# Any Deconetwork/Pikiware Updates?



## tmonkey (May 6, 2009)

The Pikiware discussion ended a couple of months ago and I can't find any recent updates. Have they solved their problems or has everyone just given up?


----------



## deco solutions (Jul 4, 2009)

Hi tmonkey

I've spent a huge amount of my time testing the Wilcom DecoNetwork software and reporting any issues back to the developers. All the major issues I have found have been fixed. The clipart is still pending although I have seen it working in beta which will be with us very soon.

I can think of ways the fulfillment admin could operate to make life easier for the owner but these are issues that can be addressed over time. For the time being the system works and it WILL make you money as long as you adapt your business model to work with it. If you try to make the program do things it wasn’t designed for then you will become frustrated.

Hope that helps.
Dean @ DecoNetwork Solutions


----------



## dtgprinter (Mar 27, 2007)

Is the new clipart upgrades now installed / working?

Can affiliate stores limit the products offered to a subset of what the host/fulfilment store offers, or do all products have to be available?

If I sign up and within a few weeks I realize it's not the product for me, what's the cancellation/refund policy?

Thanks


----------



## TPrintDesigner (Sep 16, 2007)

The Rivalart clipart is installed. Products can't be limited on the current release. Cancellation is 60 days written notice, see here Wilcom DecoNetwork.com | Invest In A Solution That Can Grow Your Business


----------



## dtgprinter (Mar 27, 2007)

from the FAQ link...

Can I cancel anytime?
All plans require a 12 month commitment. You can cancel at any time, with 60 days written notice; however, no refund will be given.

A twelve month committment indicates you wouldn't be able to cancel until after the first year. Sign up / provide 60 days notice before end of tenth month be out after 12th month.

Am I reading this correctly?


----------



## TPrintDesigner (Sep 16, 2007)

If you sign-up on the monthly plan then there is no refund to loose. The downside is that you pay 20% more over the year compared to the pre-pay option.


----------



## dtgprinter (Mar 27, 2007)

TPrintDesigner said:


> If you sign-up on the monthly plan then there is no refund to loose. The downside is that you pay 20% more over the year compared to the pre-pay option.
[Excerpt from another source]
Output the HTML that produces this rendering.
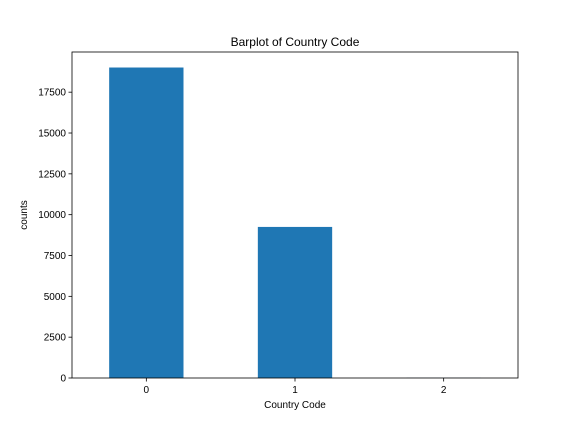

Did I get it wrong when I assumed you were from Deco. No offence, and it was my assumption, but would I have been embarrassed if you're wrong and I signed up just to find out they kept charging my VISA for 12 months because "All plans require a 12 month commitment." and I said "TPrintDesigner" said it would be okay. lol 

I'll obviously need to make sure I contact them directly just to make sure that your interpretation of their cancellation policy is correct.

I appreciate your feedback though.


----------